Code that draws figures
______________________________

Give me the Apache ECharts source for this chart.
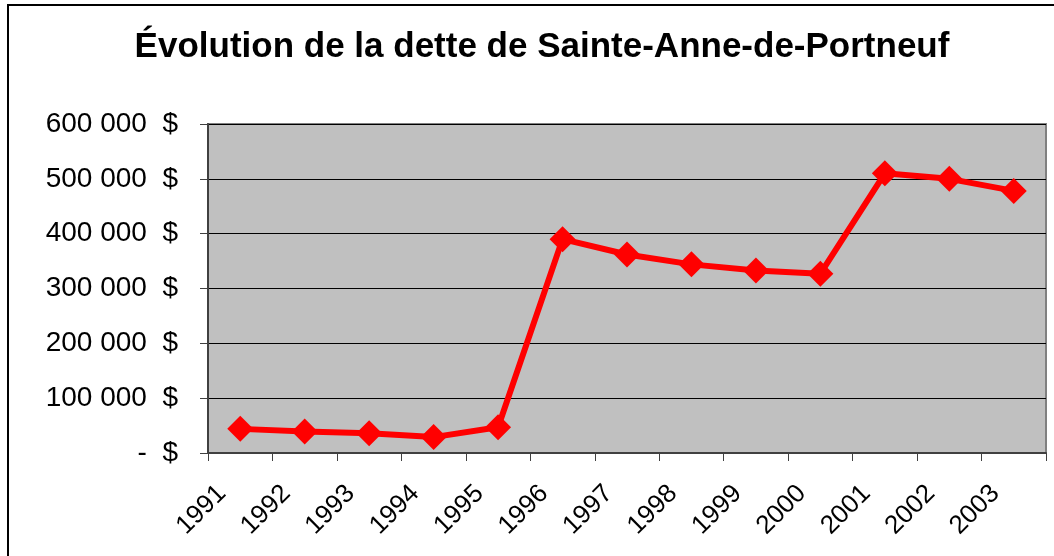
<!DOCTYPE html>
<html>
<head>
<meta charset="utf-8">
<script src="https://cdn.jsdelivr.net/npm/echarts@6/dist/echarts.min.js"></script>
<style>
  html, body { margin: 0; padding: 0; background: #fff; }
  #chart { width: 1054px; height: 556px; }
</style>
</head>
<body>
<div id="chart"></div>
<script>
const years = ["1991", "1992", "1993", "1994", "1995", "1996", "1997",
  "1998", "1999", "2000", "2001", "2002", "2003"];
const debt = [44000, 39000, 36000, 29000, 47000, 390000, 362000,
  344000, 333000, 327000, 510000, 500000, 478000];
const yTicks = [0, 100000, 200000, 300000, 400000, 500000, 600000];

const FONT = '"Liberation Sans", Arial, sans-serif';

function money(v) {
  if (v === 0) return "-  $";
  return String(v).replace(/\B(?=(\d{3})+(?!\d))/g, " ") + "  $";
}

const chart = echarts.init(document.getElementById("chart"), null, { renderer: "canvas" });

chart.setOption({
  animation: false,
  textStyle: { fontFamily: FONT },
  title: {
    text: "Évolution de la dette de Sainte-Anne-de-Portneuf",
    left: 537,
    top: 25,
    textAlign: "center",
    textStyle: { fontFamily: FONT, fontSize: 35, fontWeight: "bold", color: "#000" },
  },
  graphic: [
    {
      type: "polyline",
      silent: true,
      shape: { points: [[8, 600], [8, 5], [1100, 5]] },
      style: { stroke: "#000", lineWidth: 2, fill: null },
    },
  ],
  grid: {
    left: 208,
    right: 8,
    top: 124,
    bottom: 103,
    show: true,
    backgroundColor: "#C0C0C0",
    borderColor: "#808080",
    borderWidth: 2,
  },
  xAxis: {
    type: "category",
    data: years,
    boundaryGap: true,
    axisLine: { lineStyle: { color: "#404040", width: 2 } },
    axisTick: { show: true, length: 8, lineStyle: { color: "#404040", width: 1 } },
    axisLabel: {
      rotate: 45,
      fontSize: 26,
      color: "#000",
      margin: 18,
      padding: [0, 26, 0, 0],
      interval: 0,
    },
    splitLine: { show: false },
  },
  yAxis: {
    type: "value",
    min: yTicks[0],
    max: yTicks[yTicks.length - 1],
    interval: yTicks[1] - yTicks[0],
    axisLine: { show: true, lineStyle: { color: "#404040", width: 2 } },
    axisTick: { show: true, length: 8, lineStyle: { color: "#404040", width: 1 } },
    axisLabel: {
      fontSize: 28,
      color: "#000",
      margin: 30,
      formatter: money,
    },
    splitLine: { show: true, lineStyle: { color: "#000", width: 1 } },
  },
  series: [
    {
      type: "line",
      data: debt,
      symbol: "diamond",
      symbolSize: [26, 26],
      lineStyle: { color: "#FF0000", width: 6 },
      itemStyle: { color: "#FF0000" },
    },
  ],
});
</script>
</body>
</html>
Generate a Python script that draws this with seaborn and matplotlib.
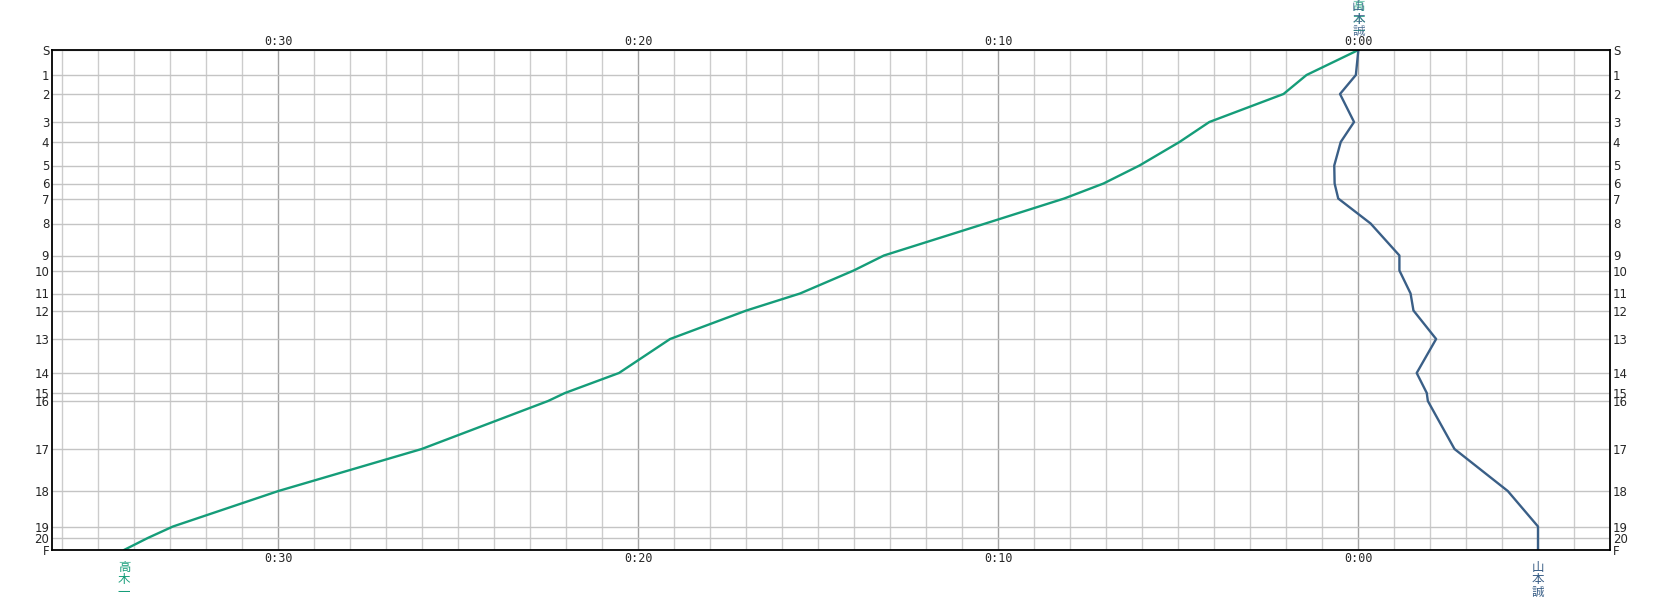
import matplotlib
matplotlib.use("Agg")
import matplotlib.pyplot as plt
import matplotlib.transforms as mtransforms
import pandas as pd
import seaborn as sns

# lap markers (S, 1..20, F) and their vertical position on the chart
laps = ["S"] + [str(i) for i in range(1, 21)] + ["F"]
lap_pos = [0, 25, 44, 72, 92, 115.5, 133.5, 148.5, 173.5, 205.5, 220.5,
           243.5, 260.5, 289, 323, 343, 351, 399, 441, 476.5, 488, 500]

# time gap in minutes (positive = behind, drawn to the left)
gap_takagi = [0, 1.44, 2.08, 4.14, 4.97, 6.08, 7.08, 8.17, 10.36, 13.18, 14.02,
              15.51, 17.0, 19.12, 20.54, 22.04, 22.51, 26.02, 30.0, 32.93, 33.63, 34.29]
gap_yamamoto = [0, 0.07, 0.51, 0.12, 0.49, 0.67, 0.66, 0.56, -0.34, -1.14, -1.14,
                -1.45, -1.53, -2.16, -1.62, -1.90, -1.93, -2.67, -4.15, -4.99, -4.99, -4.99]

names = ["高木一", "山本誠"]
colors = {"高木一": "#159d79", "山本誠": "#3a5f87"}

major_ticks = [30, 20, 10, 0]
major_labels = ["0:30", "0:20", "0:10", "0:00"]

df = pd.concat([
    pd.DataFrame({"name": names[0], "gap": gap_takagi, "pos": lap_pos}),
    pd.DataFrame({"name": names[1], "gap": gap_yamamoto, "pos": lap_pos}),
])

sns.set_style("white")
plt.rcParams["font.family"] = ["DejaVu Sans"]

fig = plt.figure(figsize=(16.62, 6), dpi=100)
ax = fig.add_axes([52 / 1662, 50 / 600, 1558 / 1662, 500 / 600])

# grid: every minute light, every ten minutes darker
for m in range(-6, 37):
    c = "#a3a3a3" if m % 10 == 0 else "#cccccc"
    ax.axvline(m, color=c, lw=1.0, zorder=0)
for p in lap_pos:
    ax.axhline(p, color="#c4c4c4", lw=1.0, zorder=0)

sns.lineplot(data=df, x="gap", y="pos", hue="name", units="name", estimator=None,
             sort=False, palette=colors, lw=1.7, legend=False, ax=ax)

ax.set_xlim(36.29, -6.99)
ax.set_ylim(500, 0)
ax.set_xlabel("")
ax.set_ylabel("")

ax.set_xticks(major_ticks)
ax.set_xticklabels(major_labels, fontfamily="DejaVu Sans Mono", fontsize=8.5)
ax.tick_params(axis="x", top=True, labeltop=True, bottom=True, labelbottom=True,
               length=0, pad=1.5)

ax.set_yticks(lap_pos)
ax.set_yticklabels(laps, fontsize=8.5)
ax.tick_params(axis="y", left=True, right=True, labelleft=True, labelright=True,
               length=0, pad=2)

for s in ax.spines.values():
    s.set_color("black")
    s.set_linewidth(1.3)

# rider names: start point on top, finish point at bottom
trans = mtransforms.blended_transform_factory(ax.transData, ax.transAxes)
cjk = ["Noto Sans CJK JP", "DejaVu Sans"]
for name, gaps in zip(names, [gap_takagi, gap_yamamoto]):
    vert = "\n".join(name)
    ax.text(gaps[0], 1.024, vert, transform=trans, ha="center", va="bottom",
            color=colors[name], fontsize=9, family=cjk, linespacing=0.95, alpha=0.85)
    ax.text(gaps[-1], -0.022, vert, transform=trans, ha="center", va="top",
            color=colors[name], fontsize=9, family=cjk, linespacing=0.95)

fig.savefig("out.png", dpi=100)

______________________________

- [Given problem] Return all lines of the material above in which the word "seaborn" occurs.

- [Exercise solution]
Generate a Python script that draws this with seaborn and matplotlib.
import seaborn as sns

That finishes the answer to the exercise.